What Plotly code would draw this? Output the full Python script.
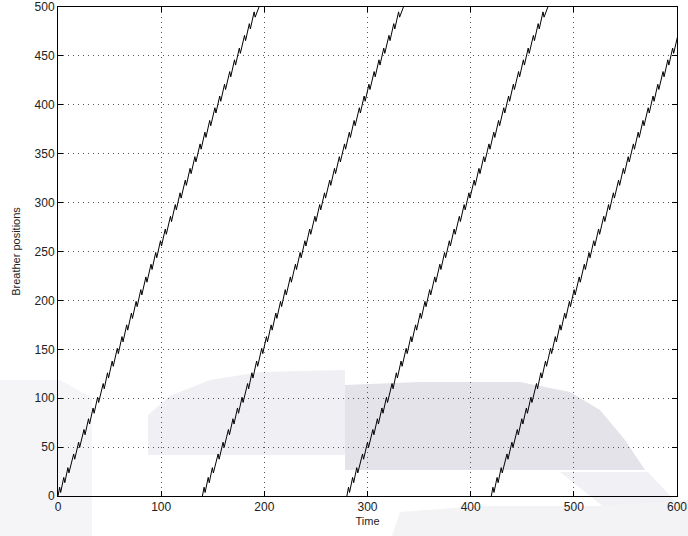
import numpy as np
import plotly.graph_objects as go

# ---- data ----
start_times = [0, 140, 280, 420]                 # breather launch times
anchor_t = [0, 40, 97, 194]                       # trajectory anchors (relative time)
anchor_y = [0, 100, 250, 500]                     # positions at the anchors
jag_y = [4, 14, 24, 38, 50, 63, 74, 85, 96, 110, 121, 133, 146, 158, 170, 182,
         194, 206, 219, 232, 244, 256, 268, 281, 293, 305, 318, 330, 342, 355,
         367, 379, 392, 404, 416, 429, 441, 453, 466, 478, 490]   # positions of the small back-steps
x_ticks = [0, 100, 200, 300, 400, 500, 600]
y_ticks = [0, 50, 100, 150, 200, 250, 300, 350, 400, 450, 500]

# ---- style ----
JAG_UP, JAG_DN, JAG_W = 5.0, 3.0, 1.0
L, R, T, B = 58, 11, 7, 40
W, H = 688, 536
PW, PH = W - L - R, H - T - B


def trajectory(t0):
    ts, ys = [t0], [0.0]
    for yj in jag_y:
        tj = float(np.interp(yj, anchor_y, anchor_t))
        ts += [t0 + tj, t0 + tj + JAG_W]
        ys += [yj + JAG_UP, yj - JAG_DN + 2.6 * JAG_W]
    ts.append(t0 + anchor_t[-1] + 8)
    ys.append(anchor_y[-1] + 20)
    return ts, ys


fig = go.Figure()
for t0 in start_times:
    tx, ty = trajectory(t0)
    fig.add_trace(go.Scatter(x=tx, y=ty, mode="lines",
                             line=dict(color="black", width=1.0),
                             showlegend=False, hoverinfo="skip"))


def px2paper(pts):
    return [((x - L) / PW, (H - B - y) / PH) for x, y in pts]


def path(pts):
    pp = px2paper(pts)
    return "M " + " L ".join(f"{x:.4f},{y:.4f}" for x, y in pp) + " Z"


watermark = [
    ("#f5f5f8", [(0, 380), (60, 380), (92, 398), (92, 536), (0, 536)]),
    ("#f0f0f4", [(148, 455), (148, 415), (170, 396), (210, 380), (260, 372),
                 (345, 370), (345, 455)]),
    ("#e4e3ea", [(345, 470), (345, 385), (420, 382), (520, 382), (570, 392),
                 (600, 410), (625, 440), (645, 470)]),
    ("#f1f1f5", [(560, 472), (648, 472), (688, 515), (688, 536), (640, 536)]),
    ("#f3f3f6", [(392, 536), (400, 512), (480, 506), (600, 506), (688, 500),
                 (688, 536)]),
]
for col, pts in watermark:
    fig.add_shape(type="path", path=path(pts), xref="paper", yref="paper",
                  fillcolor=col, line=dict(width=0), layer="below")

FONT = "Liberation Sans, Arial, sans-serif"
axis_common = dict(
    showline=True, linecolor="black", linewidth=1, mirror="ticks",
    ticks="inside", ticklen=5, tickcolor="black", tickwidth=1,
    showgrid=True, gridcolor="#555555", gridwidth=1, griddash="1px,4px",
    zeroline=False, automargin=False,
    tickfont=dict(family=FONT, size=12, color="#222"),
)

fig.update_xaxes(range=[0, 600], tickvals=x_ticks,
                 title=dict(text="Time", standoff=3,
                            font=dict(family=FONT, size=11, color="#222")),
                 **axis_common)
fig.update_yaxes(range=[0, 500], tickvals=y_ticks,
                 title=dict(text="Breather positions", standoff=11,
                            font=dict(family=FONT, size=11, color="#222")),
                 **axis_common)

fig.update_layout(
    width=W, height=H,
    margin=dict(l=L, r=R, t=T, b=B, autoexpand=False),
    paper_bgcolor="white", plot_bgcolor="rgba(0,0,0,0)",
    showlegend=False,
)

fig.write_html("out.html")
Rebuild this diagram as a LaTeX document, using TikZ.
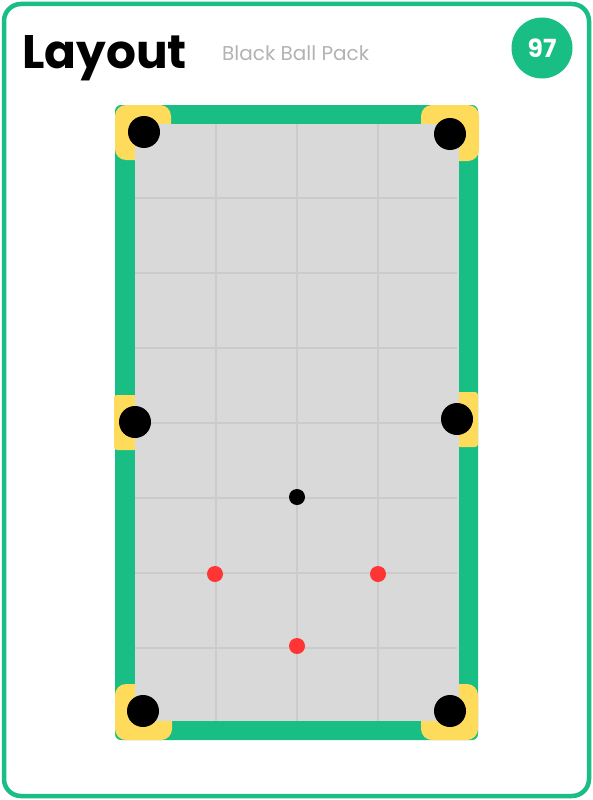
\documentclass[tikz,border=0pt]{standalone}
\usepackage{fontspec}
\setmainfont{Poppins}
\definecolor{cardgreen}{HTML}{18BE84}
\definecolor{pocketyellow}{HTML}{FFDB5C}
\definecolor{felt}{HTML}{D9D9D9}
\definecolor{gridgray}{HTML}{CBCBCB}
\definecolor{ballred}{HTML}{FF3535}
\definecolor{subgray}{HTML}{B3B3B3}
\tikzset{
  pocketball/.style={circle, fill=black, minimum size=32pt, inner sep=0pt},
  blackball/.style={circle, fill=black, minimum size=16pt, inner sep=0pt},
  redball/.style={circle, fill=ballred, minimum size=16pt, inner sep=0pt},
  cushion/.style={fill=pocketyellow, rounded corners=11pt},
  sidecushion/.style={fill=pocketyellow, rounded corners=3pt},
  gridline/.style={draw=gridgray, line width=2.2pt},
}
\begin{document}
\begin{tikzpicture}[x=1pt,y=-1pt]
\useasboundingbox (0,0) rectangle (593,800);
\fill[white] (0,0) rectangle (593,800);
% card border
\draw[cardgreen, line width=4.5pt, rounded corners=17pt] (4,4) rectangle (589,796);
% title
\node[anchor=base west, inner sep=0pt, font=\bfseries\fontsize{47}{50}\selectfont] (title) at (22,68) {Layout};
\node[anchor=base west, inner sep=0pt, text=subgray, font=\fontsize{20}{24}\selectfont] (subtitle) at (222,61) {Black Ball Pack};
% badge
\node[circle, fill=cardgreen, minimum size=61pt, inner sep=0pt, text=white, font=\bfseries\fontsize{25}{28}\selectfont] (badge) at (542,48) {97};
% rail
\fill[cardgreen, rounded corners=6pt] (115,105) rectangle (478,740);
% corner cushions
\path[cushion] (115,105) rectangle (171,160);
\path[cushion] (421,105) rectangle (479,161);
\path[cushion] (115,684) rectangle (172,740);
\path[cushion] (421,684) rectangle (478,740);
% side cushions
\path[sidecushion] (114,395) rectangle (137,450);
\path[sidecushion] (457,392) rectangle (478,447);
% felt
\fill[felt] (135,124) rectangle (459,721);
% grid
\begin{scope}
\clip (135,124) rectangle (459,721);
\foreach \gx in {216,297,378} \draw[gridline] (\gx,124) -- (\gx,721);
\foreach \gy in {198,273,348,423,498,573,648} \draw[gridline] (135,\gy) -- (457,\gy);
\end{scope}
% pockets
\node[pocketball] (ptl) at (144,132) {};
\node[pocketball] (ptr) at (450,134) {};
\node[pocketball] (pbl) at (143,711) {};
\node[pocketball] (pbr) at (450,711) {};
\node[pocketball] (pml) at (135,422) {};
\node[pocketball] (pmr) at (457,419) {};
% balls
\node[blackball] (bk) at (297,497) {};
\node[redball] (r1) at (215,574) {};
\node[redball] (r2) at (378,574) {};
\node[redball] (r3) at (297,646) {};
\end{tikzpicture}
\end{document}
^^^^^^^^^^^^^^^^
Task prompt ▸
The required output is the exact run of lines from the start of the records through the line containing "import plotly.graph_objects as go", both ends included, with no pictures.

Final answer ▸
What Plotly code would draw this? Output the full Python script.
import numpy as np
import plotly.graph_objects as go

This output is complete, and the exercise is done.